Luckhurst-Smith wrote to the Crown Solicitor’s Office telling them Chapman would “likely seek to declare a conflict of interest in the matter”.

But asked why he could say the decision was “likely” having not discussed the matter with the minister, he told the committee: “In retrospect, I think that was a poor choice of words.”

Asked whose role it was to advise the minister on matters such as conflict of interest, he said: “The decision is made entirely by the minister.”

Mealor told the committee she was “confident” Chapman was “live to the issue” of conflict of interest.

“It’s the minister’s responsibility to declare and manage conflicts,” she said.

“I don’t have the ability or resources to second-guess every decision the minister makes in determining there’s no conflict…

“I don’t know how the department could seek advice when it didn’t know about the Attorney’s personal interests.”

Asked by Labor MP Tom Koutsantonis: “No-one advised the Attorney-General she might have a conflict?”

I didn’t advise her,” Mealor replied.

“The issue was raised and we got very clear instructions back that the issue had been considered… I took the view that my job was done.”

Caroline Mealor.
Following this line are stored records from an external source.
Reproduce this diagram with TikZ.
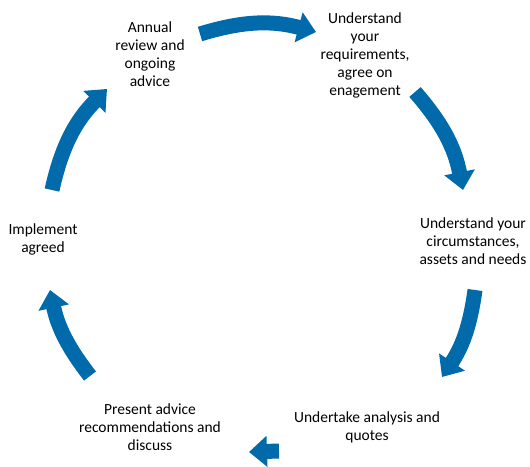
\documentclass[tikz,border=0pt]{standalone}
\usepackage{fontspec}
\setmainfont{Carlito}
\usetikzlibrary{arrows.meta}
\definecolor{cycleblue}{RGB}{0,106,170}
\begin{document}
\begin{tikzpicture}[x=1pt,y=1pt,
        every node/.style={align=center,font=\fontsize{15.5}{18}\selectfont},
        flow/.style={line width=15pt,cycleblue,-{Triangle[width=30pt,length=18pt]}}]
        \useasboundingbox (0,0) rectangle (530,466);

        \node at (150,412) (a) {Annual\\review and\\ongoing\\advice};
        \node at (365,411) (b) {Understand\\your\\requirements,\\agree on\\enagement};
        \node at (473,225) (c) {Understand your\\circumstances,\\assets and needs};
        \node at (367,39)  (d) {Undertake analysis and\\quotes};
        \node at (150,39)  (e) {Present advice\\recommendations and\\discuss};
        \node at (43,227)  (f) {Implement\\agreed};

        \coordinate (a1) at (200,432); \coordinate (a2) at (316,434);
        \coordinate (b1) at (415,374); \coordinate (b2) at (463,276);
        \coordinate (c1) at (475,176); \coordinate (c2) at (442,89);
        \coordinate (d1) at (279,15);  \coordinate (d2) at (249,14);
        \coordinate (e1) at (90,90);   \coordinate (e2) at (50,176);
        \coordinate (f1) at (52,276);  \coordinate (f2) at (107,377);

        \draw[flow] (a1) to[bend left=16] (a2);
        \draw[flow] (b1) to[bend left=15] (b2);
        \draw[flow] (c1) to[bend left=13] (c2);
        \draw[flow] (d1) -- (d2);
        \draw[flow] (e1) to[bend left=13] (e2);
        \draw[flow] (f1) to[bend left=16] (f2);
    \end{tikzpicture}
\end{document}
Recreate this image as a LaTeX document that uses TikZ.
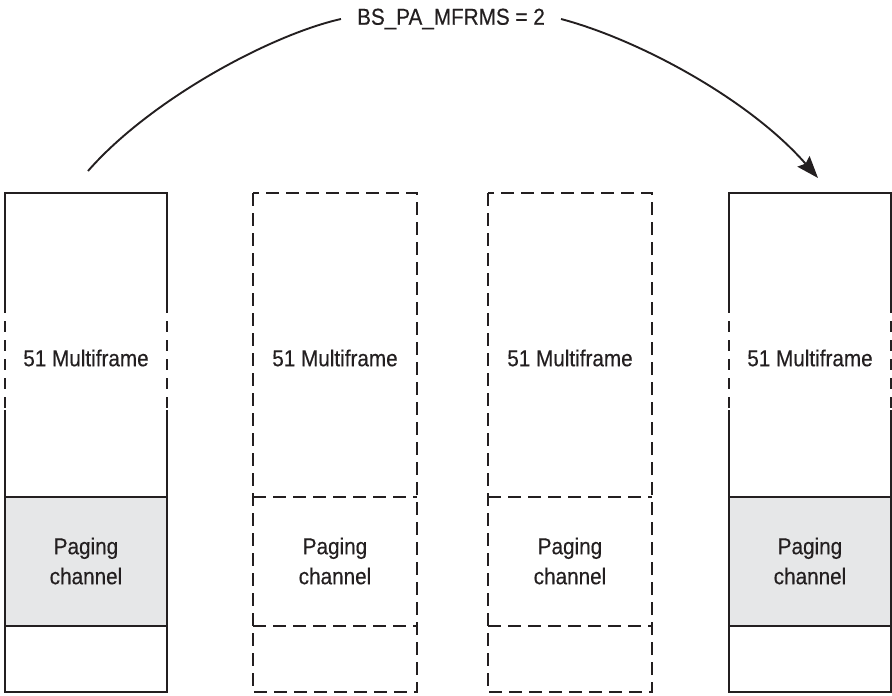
\documentclass[tikz,border=0pt]{standalone}
\usepackage{fontspec}
\setmainfont{Liberation Sans}[FakeStretch=0.9, FakeBold=0.4]
\usetikzlibrary{arrows.meta}

\definecolor{ink}{HTML}{231F20}
\definecolor{pagegray}{HTML}{E6E7E8}

\begin{document}
\begin{tikzpicture}[
    x=1pt, y=-1pt,
    every node/.style={font=\fontsize{23}{30}\selectfont, text=ink, align=center},
    frameline/.style={draw=ink, line width=2.3pt},
    dashframe/.style={draw=ink, line width=2.3pt, dash pattern=on 13pt off 7pt},
    gapline/.style={draw=ink, line width=2.3pt, dash pattern=on 11pt off 8pt}
]
\useasboundingbox (0,0) rectangle (892,696);

% Frame 1
\fill[pagegray] (5,497) rectangle (167,626);
\draw[frameline] (5,302) -- (5,193) -- (167,193) -- (167,302);
\draw[gapline] (5,302) -- (5,410);
\draw[gapline] (167,302) -- (167,410);
\draw[frameline] (5,410) -- (5,692) -- (167,692) -- (167,410);
\draw[frameline] (5,497) -- (167,497);
\draw[frameline] (5,626) -- (167,626);
\node (mf1) at (86,358) {51 Multiframe};
\node (pc1) at (86,561) {Paging\\channel};

% Frame 2
\draw[dashframe] (253,193) rectangle (417,692);
\draw[dashframe] (253,497) -- (417,497);
\draw[dashframe] (253,626) -- (417,626);
\node (mf2) at (335,358) {51 Multiframe};
\node (pc2) at (335,561) {Paging\\channel};

% Frame 3
\draw[dashframe] (488,193) rectangle (652,692);
\draw[dashframe] (488,497) -- (652,497);
\draw[dashframe] (488,626) -- (652,626);
\node (mf3) at (570,358) {51 Multiframe};
\node (pc3) at (570,561) {Paging\\channel};

% Frame 4
\fill[pagegray] (729,497) rectangle (891,626);
\draw[frameline] (729,302) -- (729,193) -- (891,193) -- (891,302);
\draw[gapline] (729,302) -- (729,410);
\draw[gapline] (891,302) -- (891,410);
\draw[frameline] (729,410) -- (729,692) -- (891,692) -- (891,410);
\draw[frameline] (729,497) -- (891,497);
\draw[frameline] (729,626) -- (891,626);
\node (mf4) at (810,358) {51 Multiframe};
\node (pc4) at (810,561) {Paging\\channel};

% Repeat arc
\node[inner xsep=16pt] (bs) at (451,19) {BS\_PA\_MFRMS = 2};
\coordinate (from) at (88,171);
\coordinate (to) at (818,178);
\draw[ink, line width=1.9pt] (from) .. controls (150,100) and (270,35) .. (bs.west);
\draw[ink, line width=1.9pt, -{Stealth[length=22pt,width=16pt,inset=3pt]}]
    (bs.east) .. controls (640,40) and (750,100) .. (to);

\end{tikzpicture}
\end{document}
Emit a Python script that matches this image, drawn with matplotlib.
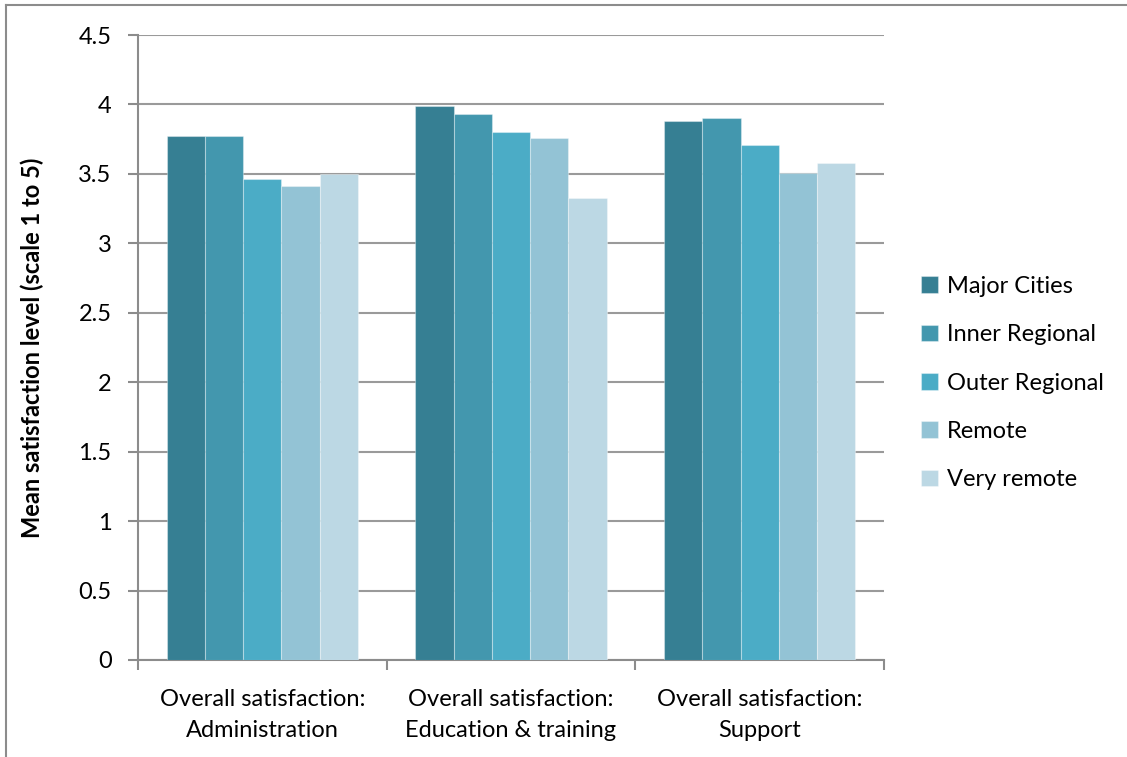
import matplotlib
matplotlib.use("Agg")
import matplotlib.pyplot as plt
import numpy as np
from matplotlib.lines import Line2D

plt.rcParams['font.family'] = ['Lato', 'DejaVu Sans']

categories = ["Overall satisfaction:\nAdministration",
              "Overall satisfaction:\nEducation & training",
              "Overall satisfaction:\nSupport"]
series_names = ["Major Cities", "Inner Regional", "Outer Regional", "Remote", "Very remote"]
major_cities = [3.77, 3.99, 3.88]
inner_regional = [3.77, 3.93, 3.90]
outer_regional = [3.46, 3.80, 3.71]
remote = [3.41, 3.76, 3.51]
very_remote = [3.50, 3.33, 3.58]
series_values = [major_cities, inner_regional, outer_regional, remote, very_remote]
colors = ["#367F93", "#4397AE", "#4BACC6", "#93C3D5", "#BCD8E4"]
yticks = [0, 0.5, 1, 1.5, 2, 2.5, 3, 3.5, 4, 4.5]
ytick_labels = ["0", "0.5", "1", "1.5", "2", "2.5", "3", "3.5", "4", "4.5"]

FS = 17

fig = plt.figure(figsize=(11.27, 7.57), dpi=100)
ax = fig.add_axes([138/1127, 1-660/757, (884-138)/1127, (660-35)/757])

n = len(series_names)
bw = 1.0 / (n + 1.5)
x = np.arange(len(categories))
for i, (name, vals, c) in enumerate(zip(series_names, series_values, colors)):
    offs = (i - (n - 1) / 2) * bw
    ax.bar(x + offs, vals, width=bw, color=c, label=name,
           edgecolor=(1, 1, 1, 0.35), linewidth=0.8, zorder=3)

ax.set_xlim(-0.5, len(categories) - 0.5)
ax.set_ylim(0, 4.5)
ax.set_yticks(yticks)
ax.set_yticklabels(ytick_labels, fontsize=FS)
ax.set_xticks(x)
ax.set_xticklabels(categories, fontsize=FS, linespacing=1.55)
ax.tick_params(axis='x', length=0, pad=21)
ax.set_xticks(np.arange(len(categories) + 1) - 0.5, minor=True)
ax.tick_params(axis='x', which='minor', length=7, width=1.5, color='#8c8c8c', direction='out')
ax.tick_params(axis='y', length=7, width=1.5, color='#8c8c8c', direction='out', pad=12)

ax.grid(axis='y', color='#9a9a9a', linewidth=1.5, zorder=0)
ax.set_axisbelow(True)
for s in ['top', 'right']:
    ax.spines[s].set_visible(False)
for s in ['left', 'bottom']:
    ax.spines[s].set_color('#8c8c8c')
    ax.spines[s].set_linewidth(1.5)

ax.set_ylabel("Mean satisfaction level (scale 1 to 5)", fontsize=FS, fontweight='bold', labelpad=25)

leg = ax.legend(loc='center left', bbox_to_anchor=(900/1127, 1-383/757),
                bbox_transform=fig.transFigure, frameon=False, fontsize=FS,
                handlelength=0.7, handleheight=0.7, handletextpad=0.4,
                labelspacing=1.16)

# figure border lines (left and top)
fig.add_artist(Line2D([6/1127, 6/1127], [0, 1-5/757], transform=fig.transFigure, color='#8c8c8c', linewidth=1.5))
fig.add_artist(Line2D([6/1127, 1], [1-5/757, 1-5/757], transform=fig.transFigure, color='#8c8c8c', linewidth=1.5))

fig.savefig("out.png", dpi=100, facecolor='white')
Photo: Tony Lewis / InDaily

Crown Solicitor’s Office executive solicitor Rina Reina told the inquiry the request to prepare a delegation document was “the first time the issue [of as potential conflict] was raised with me”.

She said while Chapman had already told parliament she had not sought Crown Law advice on the matter, “that’s not to say the issue of conflict hasn’t been discussed”.

However, she declined to elaborate, saying: “Beyond what was suggested to me in that email, any other communications I’ve had, including in relation to the issue of conflict of interest, are the subject of legal professional privilege of the Crown, and I do not have authority to waive that legal professional privilege.”

“If there has been a discussion, I’m not at liberty to divulge that discussion,” she said.

Rina Reina. Photo: Tony Lewis / InDaily

Asked if that implied Chapman “did seek advice”, she replied: “I’m saying if I had had conversations with clients and the subject of conflict of interest came up during those conversations, whether or not I provided advice on conflict of interest, the subject of those communications is subject the legal professional privilege.”

“Any discussions I have had that touched upon conflict of interest is not a matter that I am at liberty to discuss,” she said.

However, she clarified, “it is my testimony that I provided no advice in relation to conflict of interest to anyone on this matter”.